Dante, middle-aged and scared, is lost in a tangled forest. The shade of Virgil has been asked to rescue him, providing Dante is prepared to undertake an arduous physical and spiritual adventure.

They burrow down the funnel of Hell where the damned are both tortured and continue to wallow in self-justification. Dante meets old friends, old enemies, and figures from both history and myth. Their punishments are literal representations of their spiritual states; the lustful are hurled about on ceaseless winds, the schismatics are regularly bisected.

Slowly the heroic pair ascend the mountain of Purgatory. The penitent spirits are here punished in an improving way; for instance, the slothful are made to undertake compulsory runs, the gluttonous to starve.

Near the top, Dante crosses a wall of flame to be re-united with his lost love, Beatrice, who replaces Virgil as the poet's mentor. She now conducts Dante through the ascending circles of Heaven where he meets the theologians, scholars and saints who expound the intricacies of God's design. At long last Dante's desire and will are transmuted to purest love. He has a vision of God.

Theme: "The object of the Divine Comedy is to remove those living in this life from their state of misery and to lead them to a state of happiness." (Dante)

Dante shows God's ordering of the universe to be logical, coherent and just: the poem is a guide to psychology, ethics, politics and, above all, theology.

Style: The three line stanzas are lean and lucid: the tone can be colloquial, homely or dignified. English translators either over-inflate, producing sub-Miltonic rhetoric, or play up the snappiness, turning Dante into a larky ironist.

Chief Strengths: Dante's picture of Christian belief is a spicy mixture of anguished brutality and extreme intellectual sophistication.

Chief weakness: Some of the narrative is too much entangled with the peculiarities of 13th-century politics with its attendant cast of Guelphs and Ghibellines.

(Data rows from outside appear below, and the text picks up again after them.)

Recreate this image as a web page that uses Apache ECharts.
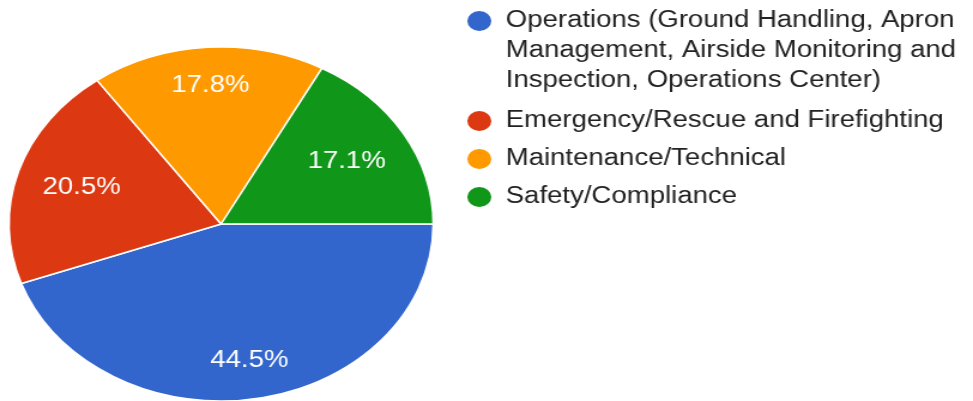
<!DOCTYPE html>
<html>
<head>
<meta charset="utf-8">
<script src="https://cdn.jsdelivr.net/npm/echarts@6/dist/echarts.min.js"></script>
<style>
  html, body { margin: 0; padding: 0; background: #fff; overflow: hidden; }
  /* the reference is stretched sideways, so draw narrower and stretch */
  #main { width: 812px; height: 401px; transform: scaleX(1.1983); transform-origin: 0 0; }
</style>
</head>
<body>
<div id="main"></div>
<script>
const categories = [
  'Operations (Ground Handling, Apron\nManagement, Airside Monitoring and\nInspection, Operations Center)',
  'Emergency/Rescue and Firefighting',
  'Maintenance/Technical',
  'Safety/Compliance'
];
const values = [44.5, 20.5, 17.8, 17.1];
const colors = ['#3366cc', '#dc3912', '#ff9900', '#109618'];

const font = "'Liberation Sans', Arial, sans-serif";
const R = 177;
const center = [184.5, 224];

const chart = echarts.init(document.getElementById('main'));

const sliceData = categories.map((name, i) => ({
  name: name,
  value: values[i],
  itemStyle: { color: colors[i] }
}));

// transparent pies only to place the percent labels at Google-like radii
const labelPie = (k, showIdx) => ({
  type: 'pie',
  silent: true,
  center: center,
  radius: [0, 2 * k * R],
  startAngle: 0,
  legendHoverLink: false,
  itemStyle: { color: 'transparent', borderWidth: 0 },
  labelLine: { show: false },
  emphasis: { disabled: true },
  label: {
    position: 'inside',
    color: '#fff',
    fontSize: 23,
    fontFamily: font,
    formatter: p => p.value.toFixed(1) + '%'
  },
  data: categories.map((name, i) => ({
    name: name,
    value: values[i],
    label: { show: showIdx.indexOf(i) >= 0 }
  }))
});

chart.setOption({
  animation: false,
  legend: {
    orient: 'vertical',
    left: 388,
    top: -54,
    padding: 0,
    icon: 'circle',
    itemWidth: 22,
    itemHeight: 22,
    itemGap: 12,
    selectedMode: false,
    // two blank lines on top so the first line sits next to the dot
    formatter: name => (name === categories[0] ? '\n\n' + name : name),
    textStyle: {
      color: '#222',
      fontSize: 23,
      fontFamily: font,
      lineHeight: 26,
      padding: [0, 0, 0, 6]
    },
    data: [
      { name: categories[0], textStyle: { lineHeight: 30 } },
      categories[1],
      categories[2],
      categories[3]
    ]
  },
  series: [
    {
      type: 'pie',
      center: center,
      radius: R,
      startAngle: 0,
      clockwise: true,
      label: { show: false },
      labelLine: { show: false },
      emphasis: { disabled: true },
      itemStyle: { borderColor: '#fff', borderWidth: 1.5 },
      data: sliceData
    },
    labelPie(0.765, [0, 2]),
    labelPie(0.672, [1, 3])
  ]
});
</script>
</body>
</html>
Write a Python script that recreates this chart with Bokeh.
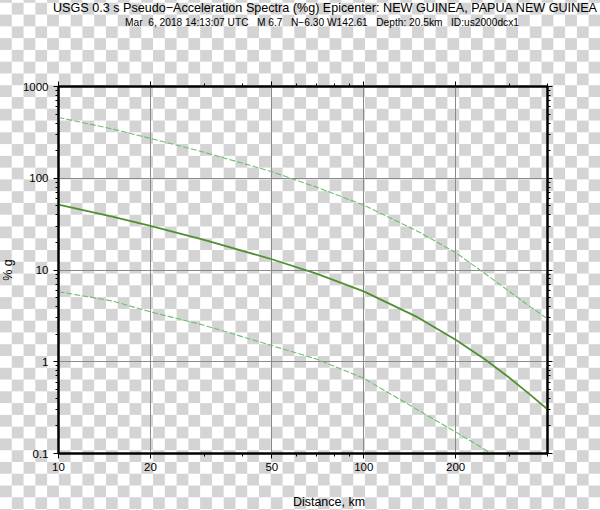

What they thought of it then: Boccaccio was lecturing on Dante soon after the poet's death, the 100 cantos of the Comedy inspiring the 100 stories of the Decameron. Chaucer is a fan by the 1390s but English versions don't proliferate until the 19th century.

What we think of it now: T.S. Eliot made it fashionable among modernist poets with his peculiar assertion that Dante's Italian communicates before it is understood; in other words, you don't have to know the Italian for cat, sat, or mat to read Dante in the original. The Comedy attracts scholars who enjoy drawing maps and adding up references to Beatrice and dividing the number by the Holy Trinity.